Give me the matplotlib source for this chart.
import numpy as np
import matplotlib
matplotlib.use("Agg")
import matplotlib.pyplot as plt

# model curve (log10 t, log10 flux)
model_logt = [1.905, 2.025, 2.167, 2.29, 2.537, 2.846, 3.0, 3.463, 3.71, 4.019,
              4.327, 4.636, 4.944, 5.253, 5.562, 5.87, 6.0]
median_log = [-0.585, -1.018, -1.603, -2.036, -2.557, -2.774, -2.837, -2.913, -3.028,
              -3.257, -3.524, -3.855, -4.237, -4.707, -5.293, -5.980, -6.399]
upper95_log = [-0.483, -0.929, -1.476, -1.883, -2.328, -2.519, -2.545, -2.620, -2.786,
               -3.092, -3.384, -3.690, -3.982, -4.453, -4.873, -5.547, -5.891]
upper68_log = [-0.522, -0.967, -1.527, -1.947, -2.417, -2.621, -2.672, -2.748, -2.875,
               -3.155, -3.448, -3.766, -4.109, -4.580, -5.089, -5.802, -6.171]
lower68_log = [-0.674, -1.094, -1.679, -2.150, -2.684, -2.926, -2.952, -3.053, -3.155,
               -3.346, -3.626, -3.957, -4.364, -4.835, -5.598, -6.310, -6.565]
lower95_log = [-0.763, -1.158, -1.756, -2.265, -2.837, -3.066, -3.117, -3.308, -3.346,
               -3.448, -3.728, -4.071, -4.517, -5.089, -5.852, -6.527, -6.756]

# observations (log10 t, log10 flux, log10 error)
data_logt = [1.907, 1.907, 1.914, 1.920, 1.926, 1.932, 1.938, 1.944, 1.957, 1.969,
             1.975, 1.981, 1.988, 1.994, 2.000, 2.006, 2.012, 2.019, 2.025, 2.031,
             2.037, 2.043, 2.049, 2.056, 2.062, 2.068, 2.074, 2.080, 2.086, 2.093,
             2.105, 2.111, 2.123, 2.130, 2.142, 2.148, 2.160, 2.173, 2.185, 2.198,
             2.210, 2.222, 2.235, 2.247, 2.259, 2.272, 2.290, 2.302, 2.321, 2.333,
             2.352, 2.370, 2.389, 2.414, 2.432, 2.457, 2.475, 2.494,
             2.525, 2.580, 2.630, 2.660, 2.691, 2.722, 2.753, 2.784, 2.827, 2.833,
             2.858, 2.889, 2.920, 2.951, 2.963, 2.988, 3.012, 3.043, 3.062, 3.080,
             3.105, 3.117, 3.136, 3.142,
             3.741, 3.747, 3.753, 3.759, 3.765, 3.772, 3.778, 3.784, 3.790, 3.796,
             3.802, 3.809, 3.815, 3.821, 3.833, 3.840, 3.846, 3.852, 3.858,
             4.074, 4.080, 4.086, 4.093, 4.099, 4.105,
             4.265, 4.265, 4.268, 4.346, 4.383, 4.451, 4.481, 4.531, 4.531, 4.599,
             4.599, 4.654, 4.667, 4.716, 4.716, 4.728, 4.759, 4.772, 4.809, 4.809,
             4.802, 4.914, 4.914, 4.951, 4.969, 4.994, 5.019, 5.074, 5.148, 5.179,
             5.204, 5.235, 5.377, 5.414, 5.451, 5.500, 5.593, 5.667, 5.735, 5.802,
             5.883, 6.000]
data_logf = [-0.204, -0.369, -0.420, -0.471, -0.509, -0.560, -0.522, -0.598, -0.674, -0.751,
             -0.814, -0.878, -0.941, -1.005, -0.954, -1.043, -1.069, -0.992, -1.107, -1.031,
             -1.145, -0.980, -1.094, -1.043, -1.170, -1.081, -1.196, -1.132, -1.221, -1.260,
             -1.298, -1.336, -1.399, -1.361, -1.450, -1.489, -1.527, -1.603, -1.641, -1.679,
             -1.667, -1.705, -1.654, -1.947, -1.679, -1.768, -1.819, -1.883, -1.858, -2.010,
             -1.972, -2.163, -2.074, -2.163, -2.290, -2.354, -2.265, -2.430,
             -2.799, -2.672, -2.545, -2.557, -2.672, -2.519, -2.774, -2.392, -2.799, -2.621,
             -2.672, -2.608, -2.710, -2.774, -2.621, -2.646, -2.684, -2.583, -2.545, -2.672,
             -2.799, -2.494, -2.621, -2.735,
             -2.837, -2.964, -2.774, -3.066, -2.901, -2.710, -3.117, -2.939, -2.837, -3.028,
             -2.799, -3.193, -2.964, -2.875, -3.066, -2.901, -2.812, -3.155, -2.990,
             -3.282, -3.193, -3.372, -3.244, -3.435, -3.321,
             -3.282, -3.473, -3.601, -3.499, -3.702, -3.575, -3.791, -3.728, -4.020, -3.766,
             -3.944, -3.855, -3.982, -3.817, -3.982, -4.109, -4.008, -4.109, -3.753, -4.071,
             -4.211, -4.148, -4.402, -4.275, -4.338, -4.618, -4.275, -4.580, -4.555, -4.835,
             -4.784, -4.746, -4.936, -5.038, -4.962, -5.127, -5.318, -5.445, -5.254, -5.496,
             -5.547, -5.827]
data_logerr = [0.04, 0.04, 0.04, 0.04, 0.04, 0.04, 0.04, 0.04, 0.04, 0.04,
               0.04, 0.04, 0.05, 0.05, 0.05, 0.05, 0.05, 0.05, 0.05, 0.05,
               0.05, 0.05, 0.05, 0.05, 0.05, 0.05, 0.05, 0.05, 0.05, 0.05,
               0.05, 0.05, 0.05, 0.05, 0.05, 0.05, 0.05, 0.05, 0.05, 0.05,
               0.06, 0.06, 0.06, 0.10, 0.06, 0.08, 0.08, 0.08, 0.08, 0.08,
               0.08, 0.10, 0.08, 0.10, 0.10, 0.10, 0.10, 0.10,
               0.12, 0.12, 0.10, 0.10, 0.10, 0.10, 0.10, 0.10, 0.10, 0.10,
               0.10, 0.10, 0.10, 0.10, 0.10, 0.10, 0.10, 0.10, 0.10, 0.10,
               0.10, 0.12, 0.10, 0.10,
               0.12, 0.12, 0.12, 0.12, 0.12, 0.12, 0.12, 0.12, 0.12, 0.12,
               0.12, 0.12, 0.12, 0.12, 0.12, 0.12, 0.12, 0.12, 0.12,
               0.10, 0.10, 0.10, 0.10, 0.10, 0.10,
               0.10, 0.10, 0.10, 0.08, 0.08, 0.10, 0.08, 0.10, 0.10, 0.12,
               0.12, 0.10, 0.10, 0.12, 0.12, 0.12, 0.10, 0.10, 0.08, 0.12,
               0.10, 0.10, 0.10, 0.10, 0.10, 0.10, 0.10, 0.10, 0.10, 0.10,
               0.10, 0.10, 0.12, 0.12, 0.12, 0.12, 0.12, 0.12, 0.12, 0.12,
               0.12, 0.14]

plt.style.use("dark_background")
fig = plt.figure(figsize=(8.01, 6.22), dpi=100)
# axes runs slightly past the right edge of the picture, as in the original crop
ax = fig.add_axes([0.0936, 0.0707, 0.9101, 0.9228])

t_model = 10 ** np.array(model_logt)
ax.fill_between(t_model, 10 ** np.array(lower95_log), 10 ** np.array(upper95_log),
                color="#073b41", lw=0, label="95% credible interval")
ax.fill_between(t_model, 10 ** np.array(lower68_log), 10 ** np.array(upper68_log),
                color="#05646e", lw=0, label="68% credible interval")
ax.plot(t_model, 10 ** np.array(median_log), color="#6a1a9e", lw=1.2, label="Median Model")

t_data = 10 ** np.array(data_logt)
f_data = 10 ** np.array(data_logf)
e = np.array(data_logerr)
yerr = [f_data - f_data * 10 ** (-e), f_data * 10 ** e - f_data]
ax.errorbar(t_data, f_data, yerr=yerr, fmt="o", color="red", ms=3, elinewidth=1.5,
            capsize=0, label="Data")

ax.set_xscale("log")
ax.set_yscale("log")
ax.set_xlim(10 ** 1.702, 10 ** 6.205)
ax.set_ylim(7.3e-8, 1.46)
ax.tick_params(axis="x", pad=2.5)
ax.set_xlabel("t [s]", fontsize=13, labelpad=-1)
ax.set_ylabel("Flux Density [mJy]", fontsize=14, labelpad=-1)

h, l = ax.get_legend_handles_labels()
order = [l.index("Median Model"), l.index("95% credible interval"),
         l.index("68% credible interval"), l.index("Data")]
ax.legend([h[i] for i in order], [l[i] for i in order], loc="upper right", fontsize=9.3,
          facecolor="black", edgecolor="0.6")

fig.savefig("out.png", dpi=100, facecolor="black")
______
Only the lines from the top of the data through the line that contains "import matplotlib.pyplot as plt" should be quoted, exactly as they stand.

Give me the matplotlib source for this chart.
import numpy as np
import matplotlib
matplotlib.use("Agg")
import matplotlib.pyplot as plt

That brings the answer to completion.